Quantifying the uncertainty introduced by internal climate variability in projections of Canadian crop production

Citation

Qian, B., Jing, Q., Smith, W., Grant, B., Cannon, A.J., Zhang, X. (2020). Quantifying the uncertainty introduced by internal climate variability in projections of Canadian crop production. Environmental Research Letters, [online] 15(7), http://dx.doi.org/10.1088/1748-9326/ab88fc

Plain language summary

Internal climate variability is one of the major sources of uncertainty in climate projections. Internal climate variability is typically referred to as the variations resulting from the chaotic nature of the climate system without external forcings. However, the uncertainty due to internal climate variability is seldom quantified for projections of crop production. In this study, we focuses on quantifying the uncertainty related to internal climate variability in projections of crop productions in Canada at the global warming levels of 1.5 °C, 2.0 °C, 2.5 °C and 3.0 °C. Crop simulation models were driven by climate scenarios from large ensembles of two Canadian climate models and a multi-model ensemble of 20 climate models from world’s leading climate modelling centres. Our results indicate a need to account for uncertainty related to internal climate variability in projections of Canadian crop production, especially at lower warming levels.

Abstract

Internal climate variability (ICV) is one of the major sources of uncertainty in climate projections, yet it is seldom quantified for projections of crop production. Our study focuses on quantifying the uncertainty due to ICV in projections of crop productions in Canada. We utilize climate scenarios from two large ensembles (LEs, CanESM2-LE and CanRCM4-LE with 25 members each) as inputs to the crop models in the Decision Support System for Agrotechnology Transfer.

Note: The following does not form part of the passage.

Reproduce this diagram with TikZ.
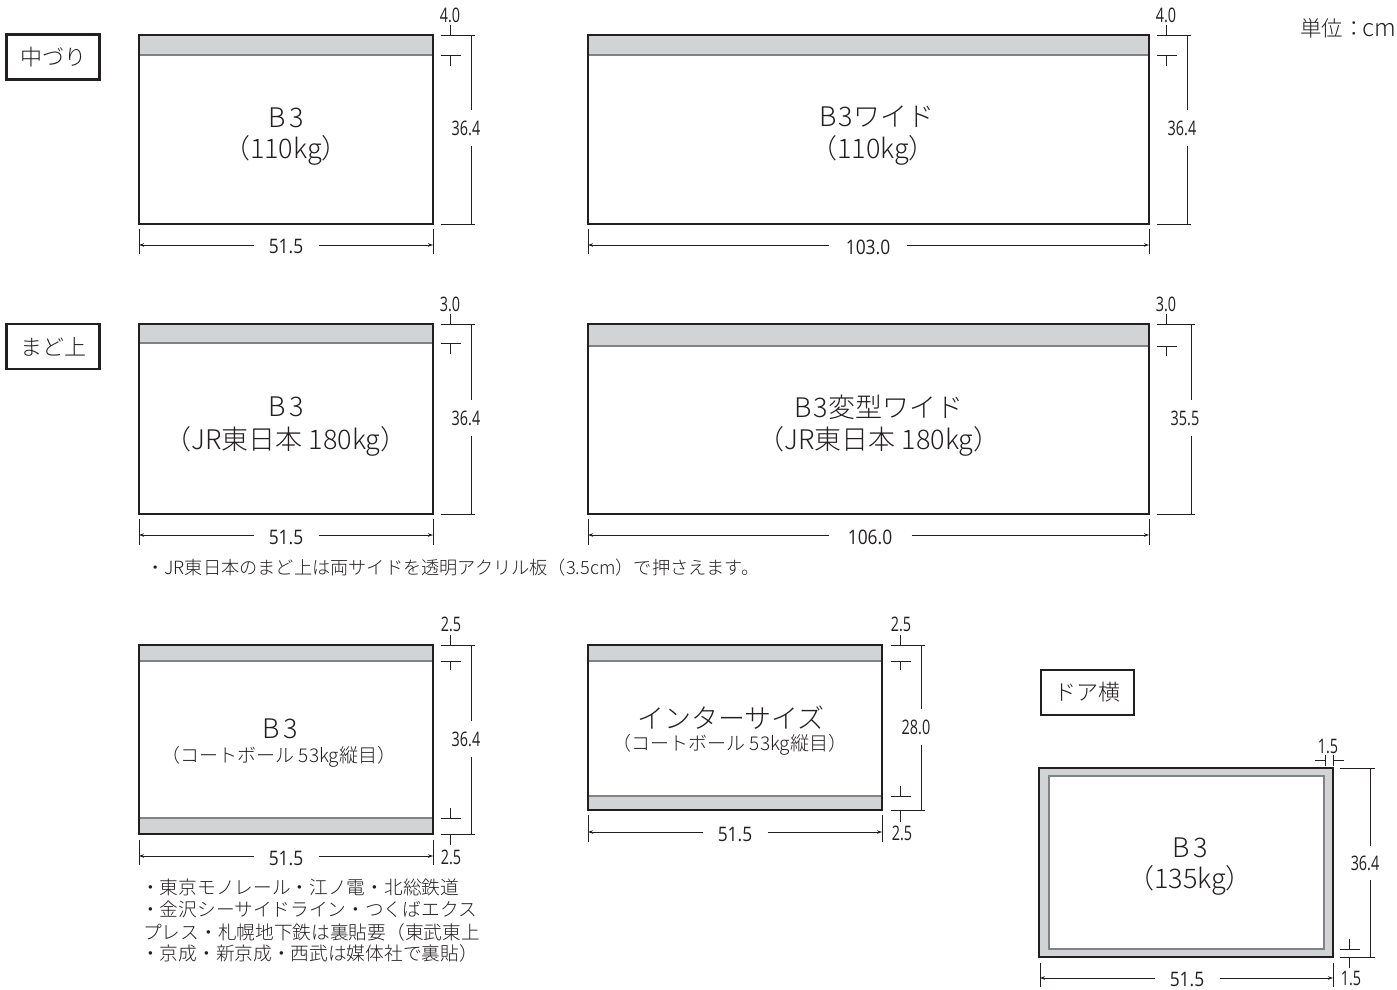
\documentclass[tikz,border=0pt]{standalone}
\usepackage{fontspec}
\usetikzlibrary{arrows.meta,calc}
\setmainfont{Noto Sans CJK JP}
\newfontfamily\lightf{Noto Sans CJK JP Light}
\newfontfamily\condf[FakeStretch=0.72]{Open Sans}
\newfontfamily\condh[FakeStretch=0.87]{Open Sans}
\definecolor{ink}{HTML}{231F20}
\definecolor{bandfill}{HTML}{D1D3D4}
\definecolor{bandline}{HTML}{808285}
\tikzset{
  dimline/.style={draw=ink,line width=0.9pt},
  rightarrow/.style={dimline,-{Stealth[length=5pt,width=3.5pt]}},
  dimtext/.style={inner sep=0pt,outer sep=0pt,text=ink,font=\fontsize{20}{20}\selectfont\condf},
  hdimtext/.style={inner sep=0pt,outer sep=0pt,text=ink,font=\fontsize{20}{20}\selectfont\condh},
  frame/.style={draw=ink,line width=2.8pt,inner sep=0pt,outer sep=0pt},
  band/.style={fill=bandfill,draw=bandline,line width=1.3pt},
  tagbox/.style={draw=ink,line width=2.4pt,fill=white,inner sep=0pt,outer sep=0pt,minimum width=93pt,minimum height=45pt,text=ink,font=\fontsize{22}{22}\selectfont\lightf},
  bigtext/.style={inner sep=0pt,text=ink,font=\fontsize{27}{27}\selectfont\lightf},
  subtext/.style={inner sep=0pt,text=ink,font=\fontsize{19}{19}\selectfont\lightf},
  note/.style={inner sep=0pt,anchor=base west,text=ink,font=\fontsize{18.7}{18.7}\selectfont\lightf},
}
% name, x0, y0, x1, y1
\newcommand\panelbox[5]{\node[frame,minimum width={(#4-#2)*1pt},minimum height={(#5-#3)*1pt}] (#1) at ({(#2+#4)/2},{(#3+#5)/2}) {};}
% name, x0, x1, y, tick y0, tick y1
\newcommand\hdim[6]{%
  \coordinate (#1-a) at (#2,#4); \coordinate (#1-b) at (#3,#4);
  \coordinate (#1-at) at (#2,#5); \coordinate (#1-ab) at (#2,#6);
  \coordinate (#1-bt) at (#3,#5); \coordinate (#1-bb) at (#3,#6);
  \draw[dimline] (#1-at) -- (#1-ab);
  \draw[dimline] (#1-bt) -- (#1-bb);}
% name, label x, label y, gap, text
\newcommand\hlab[5]{%
  \node[hdimtext,minimum width=#4pt] (#1-l) at (#2,#3) {#5};
  \draw[rightarrow] (#1-l.west |- #1-a) -- (#1-a);
  \draw[rightarrow] (#1-l.east |- #1-b) -- (#1-b);}
% name, x, y0, y1, ext x0, ext x1
\newcommand\vdim[6]{%
  \coordinate (#1-a) at (#2,#3); \coordinate (#1-b) at (#2,#4);
  \coordinate (#1-a0) at (#5,#3); \coordinate (#1-a1) at (#6,#3);
  \coordinate (#1-b0) at (#5,#4); \coordinate (#1-b1) at (#6,#4);
  \draw[dimline] (#1-a0) -- (#1-a1);
  \draw[dimline] (#1-b0) -- (#1-b1);}
% name, label x, label y, gap, text
\newcommand\vlab[5]{%
  \node[dimtext,minimum height=#4pt] (#1-l) at (#2,#3) {#5};
  \draw[dimline] (#1-a) -- (#1-a |- #1-l.north);
  \draw[dimline] (#1-b) -- (#1-b |- #1-l.south);}
% name, x, y line, tick end, x0, x1 : a small T mark
\newcommand\tmark[6]{%
  \coordinate (#1-p) at (#2,#3); \coordinate (#1-q) at (#2,#4);
  \coordinate (#1-r) at (#5,#3); \coordinate (#1-s) at (#6,#3);
  \draw[dimline] (#1-p) -- (#1-q);
  \draw[dimline] (#1-r) -- (#1-s);}
% name, x, y0, y1 : a plain tick
\newcommand\ptick[4]{\coordinate (#1-p) at (#2,#3); \coordinate (#1-q) at (#2,#4); \draw[dimline] (#1-p) -- (#1-q);}
% name, y, x0, x1 : a plain horizontal tick
\newcommand\qtick[4]{\coordinate (#1-p) at (#3,#2); \coordinate (#1-q) at (#4,#2); \draw[dimline] (#1-p) -- (#1-q);}
\begin{document}
\begin{tikzpicture}[x=1pt,y=-1pt]
\useasboundingbox (0,0) rectangle (1397,990);
% tags
\node[tagbox] (t1) at (53,57) {中づり};
\node[tagbox] (t2) at (53,346.5) {まど上};
\node[tagbox] (t3) at (1087.5,692.5) {ドア横};
\node[inner sep=0pt,anchor=west,text=ink,font=\fontsize{21.5}{21.5}\selectfont\lightf] (unit) at (1300,28) {単位：\kern-2pt\fontsize{24}{24}\selectfont cm};
% bands
\path[band] (139,35) rectangle (433,55);
\path[band] (588,35) rectangle (1149,55);
\path[band] (139,324) rectangle (433,343);
\path[band] (588,324) rectangle (1149,346);
\path[band] (139,645) rectangle (433,661);
\path[band] (139,818) rectangle (433,834);
\path[band] (588,645) rectangle (882,661);
\path[band] (588,796) rectangle (882,810);
\path[band] (1039,768) rectangle (1333,957);
\draw[draw=bandline,line width=1.3pt,fill=white] (1049,776) rectangle (1324,949);
% panels
\panelbox{pa}{139}{35}{433}{224}
\panelbox{pb}{588}{35}{1149}{224}
\panelbox{pc}{139}{324}{433}{514}
\panelbox{pd}{588}{324}{1149}{514}
\panelbox{pe}{139}{645}{433}{834}
\panelbox{pf}{588}{645}{882}{810}
\panelbox{pg}{1039}{768}{1333}{957}
% panel texts
\node[bigtext] (a1) at (286,118) {B\kern4pt 3};
\node[bigtext] (a2) at (286,150) {（110kg）};
\node[bigtext] (b1) at (877,117) {B\kern2pt 3ワイド};
\node[bigtext] (b2) at (873,150) {（110kg）};
\node[bigtext] (c1) at (286,407) {B\kern4pt 3};
\node[bigtext] (c2) at (286,441) {（JR東日本 180kg）};
\node[bigtext] (d1) at (879,407) {B\kern2pt 3変型ワイド};
\node[bigtext] (d2) at (879,441) {（JR東日本 180kg）};
\node[bigtext] (e1) at (280,729) {B\kern4pt 3};
\node[subtext] (e2) at (279,757) {（コートボール 53kg縦目）};
\node[bigtext] (f1) at (731,718) {インターサイズ};
\node[subtext] (f2) at (730,745) {（コートボール 53kg縦目）};
\node[bigtext] (g1) at (1190,848) {B\kern4pt 3};
\node[bigtext] (g2) at (1190,880) {（135kg）};
% row 1 dims
\node[dimtext] (n1) at (450,15) {4.0};
\ptick{k1}{450}{25}{35}
\tmark{m1}{450}{55}{66}{441}{461}
\vdim{v1}{471}{35}{224}{441}{475}
\vlab{v1}{466}{128}{36}{36.4}
\hdim{h1}{139}{433}{245}{229}{254}
\hlab{h1}{286}{247}{65}{51.5}
\node[dimtext] (n2) at (1166,15) {4.0};
\ptick{k2}{1166}{25}{35}
\tmark{m2}{1166}{55}{66}{1157}{1177}
\vdim{v2}{1187}{35}{224}{1157}{1191}
\vlab{v2}{1182}{128}{36}{36.4}
\hdim{h2}{588}{1149}{245}{229}{254}
\hlab{h2}{868}{247}{78}{103.0}
% row 2 dims
\node[dimtext] (n3) at (450,304) {3.0};
\ptick{k3}{450}{314}{324}
\tmark{m3}{450}{343}{354}{441}{461}
\vdim{v3}{471}{324}{514}{441}{475}
\vlab{v3}{466}{418}{36}{36.4}
\hdim{h3}{139}{433}{535}{519}{545}
\hlab{h3}{286}{537}{65}{51.5}
\node[dimtext] (n4) at (1166,304) {3.0};
\ptick{k4}{1166}{314}{324}
\tmark{m4}{1166}{346}{356}{1157}{1177}
\vdim{v4}{1191}{324}{514}{1157}{1195}
\vlab{v4}{1185}{418}{36}{35.5}
\hdim{h4}{588}{1149}{535}{519}{545}
\hlab{h4}{870}{537}{83}{106.0}
% row 3 dims
\node[dimtext] (n5) at (451,624) {2.5};
\ptick{k5}{450}{635}{645}
\tmark{m5}{450}{661}{670}{441}{461}
\tmark{o5}{450}{818}{808}{441}{461}
\vdim{v5}{471}{645}{834}{441}{475}
\vlab{v5}{466}{739}{36}{36.4}
\ptick{q5}{450}{834}{845}
\node[dimtext] (r5) at (451,857) {2.5};
\hdim{h5}{139}{433}{856}{840}{865}
\hlab{h5}{286}{858}{65}{51.5}
\node[dimtext] (n6) at (901,624) {2.5};
\ptick{k6}{900}{635}{645}
\tmark{m6}{900}{661}{670}{891}{911}
\tmark{o6}{900}{796}{786}{891}{911}
\vdim{v6}{921}{645}{810}{891}{925}
\vlab{v6}{916}{727}{36}{28.0}
\ptick{q6}{900}{810}{822}
\node[dimtext] (r6) at (902,833) {2.5};
\hdim{h6}{588}{882}{832}{815}{842}
\hlab{h6}{735}{834}{65}{51.5}
% door dims
\node[dimtext] (n7) at (1328,746) {1.5};
\ptick{k7}{1325.5}{755}{766}
\ptick{k8}{1333}{755}{766}
\qtick{l7}{760}{1315}{1325.5}
\qtick{l8}{760}{1333}{1344}
\tmark{o7}{1349}{949}{939}{1340}{1360}
\vdim{v7}{1370}{768}{957}{1340}{1375}
\vlab{v7}{1365}{863}{34}{36.4}
\ptick{q7}{1349}{957}{968}
\node[dimtext] (r7) at (1351,978) {1.5};
\hdim{h7}{1040}{1333}{978}{963}{987}
\hlab{h7}{1187}{979}{65}{51.5}
% notes
\node[note,font=\fontsize{18.2}{18.2}\selectfont\lightf] (j1) at (146,574) {・JR東日本のまど上は両サイドを透明アクリル板（3.5cm）で押さえます。};
\node[note] (j2) at (141,894) {・東京モノレール・江ノ電・北総鉄道};
\node[note] (j3) at (141,916) {・金沢シーサイドライン・つくばエクス};
\node[note] (j4) at (143,939) {プレス・札幌地下鉄は裏貼要（東武東上};
\node[note] (j5) at (141,960) {・京成・新京成・西武は媒体社で裏貼）};
\end{tikzpicture}
\end{document}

We simulate crop yields for canola, maize and spring wheat under the future climates of four global warming levels. The coefficient of variation (CV) of the projected crop production across the LE members is used to quantify the uncertainty related to ICV and this is compared with the CVs generated using the 20 GCMs in the Coupled Model Intercomparison Project Phase 5 (CMIP5). Crop production in Canada could increase with global warming, e.g. spring wheat production could increase by up to 21% at the warming level of 3.0 °C. The projections often produce larger uncertainty associated with the GCMs than from ICV at all warming levels above 2.0 °C. The results from an asymptotic test for the equality of CVs show a significant difference in CVs of projections of canola production between CanESM2-LE/CanRCM4-LE and CMIP5 for the warming level of 3.0 °C. However, the test results do not indicate a significant difference among the ensembles at all four warming levels for maize and spring wheat. The uncertainty due to ICV is often comparable to that associated with GCMs at the warming level of 1.5 °C, e.g. a CV of 6.0 and 6.4% for CanESM2-LE and CanRCM4-LE and 6.6% for CMIP5 in the projections of spring wheat production. We conclude there is a need to account for uncertainty related to ICV in projections of Canadian crop production, especially at lower warming levels.